Może wreszcie się przejaśnia. Pisklaka przyjęli do szkoły (college, niemożebyć), pisał wczoraj testy dla ustalenia ile umie, angielski zaliczył koncertowo, matematykę pół na pół, bo już pozapominał. No i słówka się pewnie trochę do tego dołożyły. Planuję więc w mojej macoszej główce, że jak już zdobędzie podręcznik(i), to trzeba będzie przejrzeć początek i zrobić ściągę ze słówek. Sama się chętnie naumiem kilku nowych.
Obawialiśmy się trochę, że trzeba będzie wyskoczyć z góry pieniędzy za tę szkołę, ale okazuje się, że póki co chcą tylko opłatę za pół roku, nie za cały. Uff. Dostał następny kawałek plastiku ze swoją paszczą i jest Jaśnie Student. Następny krok – zdobycie książek, najlepiej używanych.
Wczoraj zebrałam się w sobie i zrobiłam grubsze porządki, powyrzucałam conieco papierów, naciupałam sobie baz do ateciaków, zrobiłam pudełko z papierami do wysyłania z ateciakami... A dzisiaj zaczynam trzeci rok uczenia polskiego. Zobaczymy, ile raki pamiętają po wakacjach.
Quietly rejoicing – the woman from Chicago Title called back and very politely explained that she is FedExing all the documentation and I will have it in my hands Friday. Yippeee! I still have the nasty feelin that I had to become a snitch and call her manager, but oh well. It’s her own fault. I wouldn’t, if she had EVER called back.

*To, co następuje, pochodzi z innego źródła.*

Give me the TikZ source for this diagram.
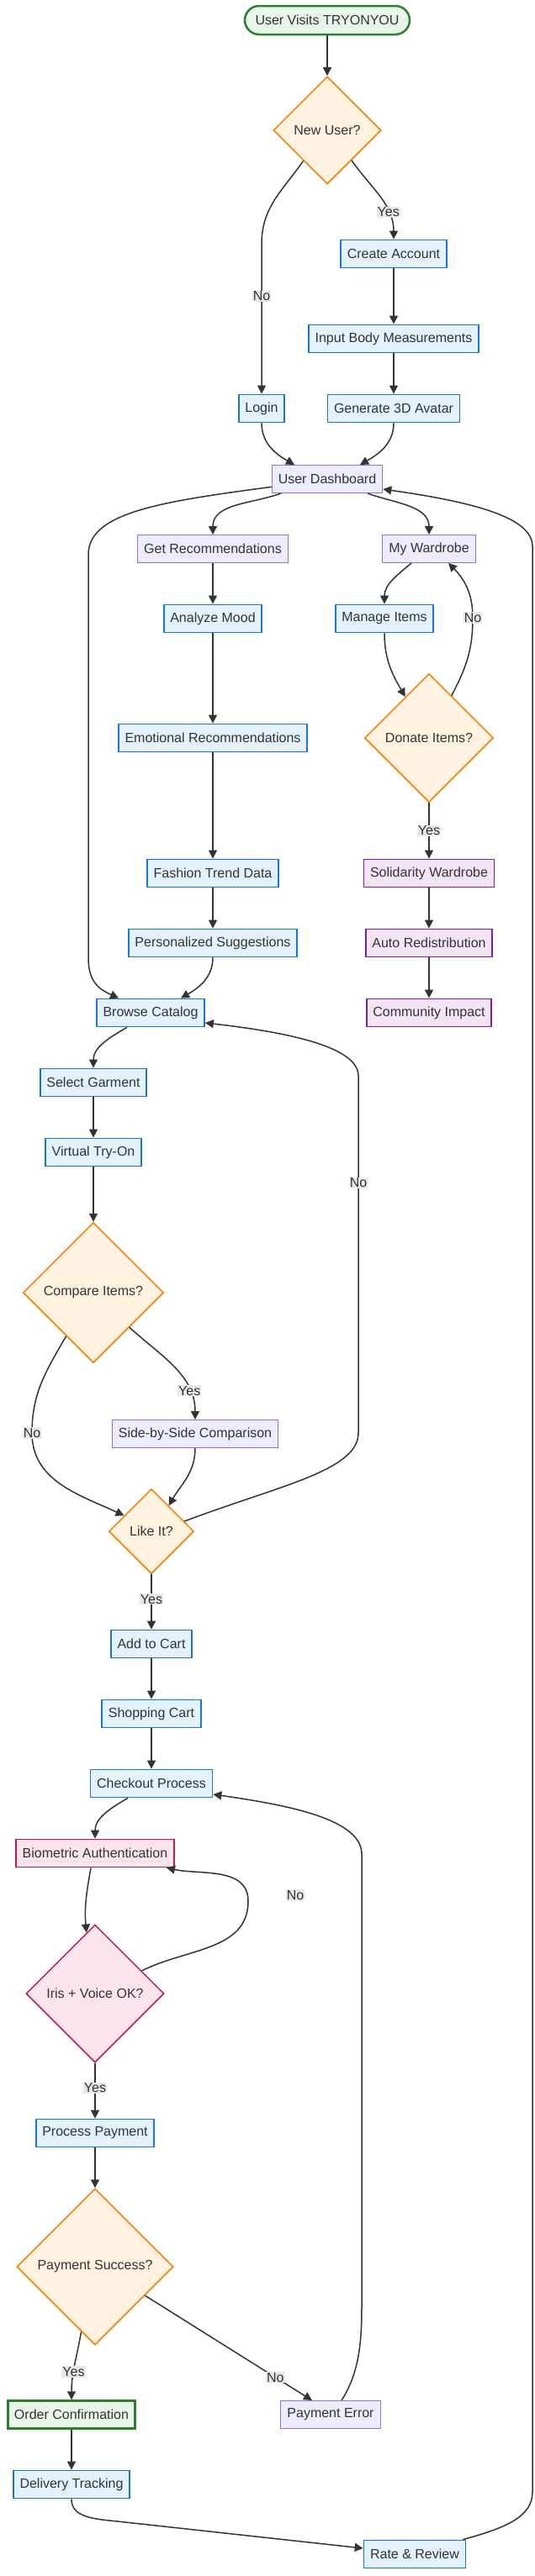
\documentclass[tikz,border=0pt]{standalone}
\usepackage{fontspec}
\setmainfont{Liberation Sans}
\usepackage{tikz}
\usetikzlibrary{arrows.meta,shapes.geometric}
\usepackage{xcolor}
\definecolor{tytext}{HTML}{333333}
\definecolor{tyedge}{HTML}{333333}
\definecolor{tylabel}{HTML}{E8E8E8}
\definecolor{tygreen}{HTML}{2E7D32}
\definecolor{tygreenlight}{HTML}{E8F5E9}
\definecolor{tyblue}{HTML}{1976D2}
\definecolor{tybluelight}{HTML}{E3F2FD}
\definecolor{tyviolet}{HTML}{9370DB}
\definecolor{tyvioletlight}{HTML}{ECECFF}
\definecolor{typurple}{HTML}{7B1FA2}
\definecolor{typurplelight}{HTML}{F3E5F5}
\definecolor{typink}{HTML}{C2185B}
\definecolor{typinklight}{HTML}{FCE4EC}
\definecolor{tyorange}{HTML}{F57C00}
\definecolor{tyorangelight}{HTML}{FFF3E0}

\begin{document}
\begin{tikzpicture}[
  x=1pt, y=1pt,
  every node/.style={font=\fontsize{16pt}{19pt}\selectfont, text=tytext},
  box/.style={rectangle, minimum height=33pt, inner xsep=7.5pt, inner ysep=0pt},
  terminal/.style={box, draw=tygreen, fill=tygreenlight, line width=2.5pt},
  process/.style={box, draw=tyblue, fill=tybluelight, line width=1.8pt},
  plain/.style={box, draw=tyviolet, fill=tyvioletlight, line width=1pt},
  solidarity/.style={box, draw=typurple, fill=typurplelight, line width=1.8pt},
  secure/.style={box, draw=typink, fill=typinklight, line width=1.8pt},
  decision/.style={diamond, aspect=1, inner sep=0pt, draw=tyorange, fill=tyorangelight, line width=1.5pt},
  arrow/.style={-{Triangle[length=10pt,width=10pt]}, line width=1.5pt, draw=tyedge},
  elabel/.style={fill=tylabel, inner sep=1pt}
]
\fill[white] (0,0) rectangle (636,-3065);
\path[use as bounding box] (0,0) rectangle (636,-3065);

% onboarding
\node[terminal, rounded corners=17pt, minimum width=196pt, minimum height=34pt] (st) at (389,-24) {User Visits TRYONYOU};
\node[decision, minimum size=128pt] (nu) at (389,-155) {New User?};
\node[process] (ca) at (468,-302) {Create Account};
\node[process] (ib) at (468,-403) {Input Body Measurements};
\node[process] (lg) at (311,-486) {Login};
\node[process] (av) at (468,-486) {Generate 3D Avatar};
\node[plain] (ud) at (389,-570) {User Dashboard};

% recommendations and wardrobe
\node[plain] (gr) at (253,-653) {Get Recommendations};
\node[plain] (mw) at (510,-653) {My Wardrobe};
\node[process] (am) at (253,-736) {Analyze Mood};
\node[process] (mi) at (457,-736) {Manage Items};
\node[process] (er) at (253,-878) {Emotional Recommendations};
\node[decision, minimum size=153pt] (di) at (510,-878) {Donate Items?};
\node[process] (ft) at (253,-1039) {Fashion Trend Data};
\node[solidarity] (sw) at (510,-1039) {Solidarity Wardrobe};
\node[process] (ps) at (253,-1122) {Personalized Suggestions};
\node[solidarity] (ar) at (510,-1122) {Auto Redistribution};
\node[process] (bc) at (179,-1205) {Browse Catalog};
\node[solidarity] (ci) at (510,-1205) {Community Impact};

% try-on
\node[process] (sg) at (111,-1288) {Select Garment};
\node[process] (vt) at (111,-1371) {Virtual Try-On};
\node[decision, minimum size=167pt] (cmp) at (111,-1538) {Compare Items?};
\node[plain] (sbs) at (232,-1706) {Side-by-Side Comparison};
\node[decision, minimum size=101pt] (lk) at (180,-1822) {Like It?};

% checkout
\node[process] (atc) at (180,-1956) {Add to Cart};
\node[process] (shc) at (180,-2039) {Shopping Cart};
\node[process] (cp) at (180,-2122) {Checkout Process};
\node[secure] (ba) at (113,-2205) {Biometric Authentication};
\node[decision, draw=typink, fill=typinklight, minimum size=164pt] (iv) at (113,-2372) {Iris + Voice OK?};
\node[elabel] (ivno) at (351,-2255) {No};
\node[process] (pp) at (113,-2538) {Process Payment};
\node[decision, minimum size=186pt] (pys) at (113,-2697) {Payment Success?};
\node[terminal] (oc) at (85,-2873) {Order Confirmation};
\node[plain] (pe) at (393,-2873) {Payment Error};
\node[process] (dt) at (85,-2956) {Delivery Tracking};
\node[process] (rr) at (493,-3039) {Rate \& Review};

% connectors
\draw[arrow] (st) -- (nu);
\draw[arrow] (nu.232) to[out=-125,in=90] (311,-290) -- node[elabel, pos=0.35]{No} (lg.north);
\draw[arrow] (nu.309) to[out=-55,in=90] node[elabel, pos=0.7]{Yes} (ca.north);
\draw[arrow] (ca) -- (ib);
\draw[arrow] (ib) -- (av);
\draw[arrow] (lg.south) to[out=-90,in=150] ([xshift=-39pt]ud.north);
\draw[arrow] (av.south) to[out=-90,in=30] ([xshift=39pt]ud.north);
\draw[arrow] (ud.188) .. controls (190,-597) and (105,-610) .. (105,-660) -- (105,-1140)
  .. controls (105,-1170) and (120,-1178) .. ([xshift=-38pt]bc.north);
\draw[arrow] ([xshift=-55pt]ud.south) to[out=-160,in=90] (gr.north);
\draw[arrow] ([xshift=48pt]ud.south) to[out=-20,in=90] (mw.north);
\draw[arrow] (gr) -- (am);
\draw[arrow] (am) -- (er);
\draw[arrow] (er) -- (ft);
\draw[arrow] (ft) -- (ps);
\draw[arrow] (ps.south) to[out=-90,in=30] ([xshift=36pt]bc.north);
\draw[arrow] ([xshift=-21pt]mw.south) to[out=-140,in=90] (mi.north);
\draw[arrow] (mi.south) to[out=-90,in=120] (di.120);
\draw[arrow] (di.62) to[out=62,in=-90] (562,-735) node[elabel]{No} to[out=90,in=-45] ([xshift=23pt]mw.south);
\draw[arrow] (di) -- node[elabel]{Yes} (sw);
\draw[arrow] (sw) -- (ar);
\draw[arrow] (ar) -- (ci);
\draw[arrow] ([xshift=-28pt]bc.south) to[out=-150,in=90] (sg.north);
\draw[arrow] (sg) -- (vt);
\draw[arrow] (vt) -- (cmp);
\draw[arrow] (cmp.316) to[out=-42,in=90] node[elabel, pos=0.75]{Yes} (sbs.north);
\draw[arrow] (cmp.238) to[out=-120,in=90] (38,-1705) node[elabel]{No} to[out=-90,in=155] (lk.150);
\draw[arrow] (sbs.south) to[out=-90,in=60] (lk.56);
\draw[arrow] (lk.17) .. controls (330,-1768) and (426,-1750) .. (426,-1705) -- node[elabel, pos=0.7]{No} (426,-1280)
  .. controls (426,-1245) and (340,-1228) .. ([yshift=-12pt]bc.east);
\draw[arrow] (lk) -- node[elabel, pos=0.45]{Yes} (atc);
\draw[arrow] (atc) -- (shc);
\draw[arrow] (shc) -- (cp);
\draw[arrow] ([xshift=-28pt]cp.south) to[out=-150,in=90] (ba.north);
\draw[arrow] ([xshift=-5pt]ba.south) to[out=-100,in=95] (iv.98);
\draw[arrow] (iv.26) to[out=27,in=-90] (295,-2262) to[out=90,in=-12] ([xshift=85pt]ba.south);
\draw[arrow] (iv) -- node[elabel, pos=0.45]{Yes} (pp);
\draw[arrow] (pp) -- (pys);
\draw[arrow] (pys.258) to[out=-100,in=90] node[elabel, pos=0.6]{Yes} (oc.north);
\draw[arrow] (pys.330) -- node[elabel, pos=0.78]{No} ([xshift=-22pt]pe.north);
\draw[arrow] ([xshift=13pt]pe.north) .. controls (426,-2825) and (430,-2790) .. (430,-2745) -- (430,-2206)
  .. controls (430,-2165) and (345,-2148) .. ([yshift=-13pt]cp.east);
\draw[arrow] (oc) -- (dt);
\draw[arrow] (dt.south) .. controls (85,-2995) and (110,-2997) .. (140,-3000) -- ([yshift=7pt]rr.west);
\draw[arrow] ([xshift=-4pt]rr.north east) .. controls (600,-3008) and (633,-2995) .. (633,-2965) -- (633,-650)
  .. controls (633,-615) and (560,-597) .. ([yshift=-12pt]ud.east);
\end{tikzpicture}
\end{document}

Maybe there is a light at the end of the tunnel… The Younger Unit is signed up for college, he took the placement tests yesterday. He passed English with flying colors, and got 50% in math. He forgot a lot of stuff from high school, and also the vocabulary may have been a little of a problem. So I’m planning in my step-mother head that as soon as he obtains the coursebook, we will have a look and perhaps create a voc cheatsheet. I’ll be glad to learn a few new words myself.
We were worried that we would have to pay a whole mountain of money for the whole year, but it turned out that for now he only needs to pay for one semester. They gave him another piece of plastic with his face on it, so he is His Student Highness now. Next step – getting the books, preferably used ones.
Yesterday I pulled myself together and cleaned a lot, threw away a pile of paper, cut bases for ATCs, created a box with goodies to send out with ATCs… And today I’m starting the third year of teaching Polish. We’ll see how much them kids remember after the vacation.